Ancient Greek painter

Protogenes (/proʊˈtɒdʒəˌniːz/; Πρωτογένης; fl. 4th century BC) was an ancient Greek painter, a contemporary rival of Apelles. As with the other famous ancient Greek painters, none of his work has survived, and it is known only from literary references and (brief) descriptions.

==Biography==
Protogenes was born in Caunus, on the coast of Caria but resided in Rhodes during the latter half of the 4th century BC. He was celebrated for the minute and laborious finish which he bestowed on his pictures, both in drawing and in color. Apelles, his great rival, standing astonished in presence of one of these works, could console himself only by saying that it was wanting in charm.

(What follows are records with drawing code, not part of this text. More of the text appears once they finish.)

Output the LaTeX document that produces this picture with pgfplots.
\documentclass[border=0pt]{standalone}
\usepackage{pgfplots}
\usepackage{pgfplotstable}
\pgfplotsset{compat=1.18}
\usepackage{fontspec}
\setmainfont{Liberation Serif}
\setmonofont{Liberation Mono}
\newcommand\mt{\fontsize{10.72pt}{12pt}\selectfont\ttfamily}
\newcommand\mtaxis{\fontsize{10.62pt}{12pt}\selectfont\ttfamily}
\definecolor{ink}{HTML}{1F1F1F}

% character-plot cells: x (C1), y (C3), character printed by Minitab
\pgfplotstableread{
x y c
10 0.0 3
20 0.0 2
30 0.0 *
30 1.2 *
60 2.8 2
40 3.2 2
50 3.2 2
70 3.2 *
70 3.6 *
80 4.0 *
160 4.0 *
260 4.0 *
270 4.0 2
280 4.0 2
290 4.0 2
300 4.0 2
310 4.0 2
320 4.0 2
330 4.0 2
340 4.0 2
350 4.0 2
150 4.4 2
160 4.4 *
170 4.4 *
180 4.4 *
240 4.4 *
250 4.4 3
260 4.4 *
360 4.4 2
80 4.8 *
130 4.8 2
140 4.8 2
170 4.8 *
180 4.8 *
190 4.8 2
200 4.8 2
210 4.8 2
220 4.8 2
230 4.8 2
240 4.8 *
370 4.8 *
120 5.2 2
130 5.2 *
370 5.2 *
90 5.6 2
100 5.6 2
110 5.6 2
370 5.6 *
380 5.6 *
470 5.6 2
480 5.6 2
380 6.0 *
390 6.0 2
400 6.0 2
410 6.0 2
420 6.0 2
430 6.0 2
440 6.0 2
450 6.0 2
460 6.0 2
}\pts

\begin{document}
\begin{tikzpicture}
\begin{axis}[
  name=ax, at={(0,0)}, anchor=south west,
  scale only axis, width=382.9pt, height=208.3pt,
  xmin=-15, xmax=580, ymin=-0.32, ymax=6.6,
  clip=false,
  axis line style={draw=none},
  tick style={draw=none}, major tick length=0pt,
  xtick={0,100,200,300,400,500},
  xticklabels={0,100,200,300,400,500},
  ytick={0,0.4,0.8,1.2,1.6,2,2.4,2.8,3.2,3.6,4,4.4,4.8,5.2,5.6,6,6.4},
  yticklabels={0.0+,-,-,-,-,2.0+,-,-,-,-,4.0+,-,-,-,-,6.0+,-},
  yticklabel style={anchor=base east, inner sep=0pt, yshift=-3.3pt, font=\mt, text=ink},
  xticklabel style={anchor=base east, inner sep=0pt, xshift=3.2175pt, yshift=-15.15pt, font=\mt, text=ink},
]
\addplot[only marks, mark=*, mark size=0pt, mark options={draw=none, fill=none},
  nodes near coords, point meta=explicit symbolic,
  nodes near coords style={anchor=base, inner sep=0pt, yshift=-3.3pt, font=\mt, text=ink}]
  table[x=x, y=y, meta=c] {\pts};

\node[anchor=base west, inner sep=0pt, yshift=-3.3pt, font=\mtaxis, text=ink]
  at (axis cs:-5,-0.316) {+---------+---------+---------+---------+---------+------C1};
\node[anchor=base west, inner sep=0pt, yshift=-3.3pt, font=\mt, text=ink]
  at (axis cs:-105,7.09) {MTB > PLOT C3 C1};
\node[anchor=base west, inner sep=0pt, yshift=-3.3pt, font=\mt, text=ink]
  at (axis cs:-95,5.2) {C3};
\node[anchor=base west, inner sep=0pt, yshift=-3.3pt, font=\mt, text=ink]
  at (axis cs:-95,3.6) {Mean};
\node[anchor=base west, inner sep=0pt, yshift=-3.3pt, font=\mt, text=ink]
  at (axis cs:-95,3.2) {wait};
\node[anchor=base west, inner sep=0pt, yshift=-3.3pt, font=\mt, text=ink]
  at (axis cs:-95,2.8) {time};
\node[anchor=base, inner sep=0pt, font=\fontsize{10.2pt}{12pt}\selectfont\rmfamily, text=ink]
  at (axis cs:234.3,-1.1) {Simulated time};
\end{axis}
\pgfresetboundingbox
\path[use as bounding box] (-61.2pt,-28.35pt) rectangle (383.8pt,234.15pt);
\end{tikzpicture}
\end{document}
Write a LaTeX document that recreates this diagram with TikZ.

Pliny the Elder, in his Natural History, relates the story of a contest between Apelles and Protogenes: 'Apelles sailed [to Rhodes], eager to see the works of a man known to him only by reputation, and on his arrival immediately repaired to the studio. Protogenes was not at home, but a solitary old woman was keeping watch over a large panel placed on the easel. In answer to the questions of Apelles, she said that Protogenes was out and asked the name of the visitor. "Here it is," said Apelles, and snatching up a brush he drew a line of extreme delicacy across the board. On the return of Protogenes, the old woman told him what had happened. When he had considered the delicate precision of the line he at once declared that his visitor had been Apelles, for no one else could have drawn anything so perfect. Then in another colour he drew a second still finer line upon the first, and went away, bidding her show it to Apelles if he came again, and add that this was the man he was seeking. It fell out as he expected; Apelles did return, and, ashamed to be beaten, drew a third line of another colour cutting the two first down their length and leaving no room for any further refinement. Protogenes owned himself beaten and hurried down to the harbour to find his visitor; they agreed to hand down the painting just as it was to posterity, a marvel to all, but especially to artists.' This panel was seen by Pliny (N.H. xxxv. 83) in Rome, where it was much admired, and where it perished by fire.

On one picture, the Ialysus, he spent seven years; on another, the Satyr, he worked continuously during the siege of Rhodes by Demetrius Poliorcetes (305-304 BC) notwithstanding that the garden in which he painted was in the middle of the enemy's camp. Demetrius, unsolicited, took measures for his safety. When told that the Ialysus just mentioned was in a part of the town exposed to assault, Demetrius even changed his plan of operations. Ialysus was a local hero, the founder of the town of the same name in the island of Rhodes, and probably was represented as a huntsman. This picture was still in Rhodes in the time of Cicero but was afterwards removed to Rome, where it perished in the burning of the Temple of Peace.

The picture painted during the siege of Rhodes consisted of a satyr leaning idly against a pillar on which was a figure of a partridge, so lifelike that ordinary spectators saw nothing but it. Enraged on that account, the painter wiped out the partridge. The Satyr must have been one of his last works. He would then have been about seventy years of age and had enjoyed for about twenty years a reputation next only to that of Apelles, his friend and benefactor.

In the gallery of the Propylaea at Athens was to be seen a panel by Protogenes. The subject consisted of two figures representing personifications of the coast of Attica, Paralus and Hammonias. For the council chamber at Athens, he painted figures of the Thesmothetae, but in what form or character is not known. Probably, they were executed in Athens, and it may have been then that he met Aristotle, who recommended him to take for subjects the deeds of Alexander the Great. In his Alexander and Pan, he may have followed that advice in the idealizing spirit to which he was accustomed.

To this spirit must be traced also his Cydippe and Tlepolemus, legendary personages of Rhodes. Among his portraits are mentioned those of the mother of Aristotle, Philiscus of Corcyra the tragic poet, and King Antigonus. However, Protogenes was also a sculptor to some extent, and made several bronze statues of athletes, armed figures, huntsmen and persons in the act of offering sacrifices.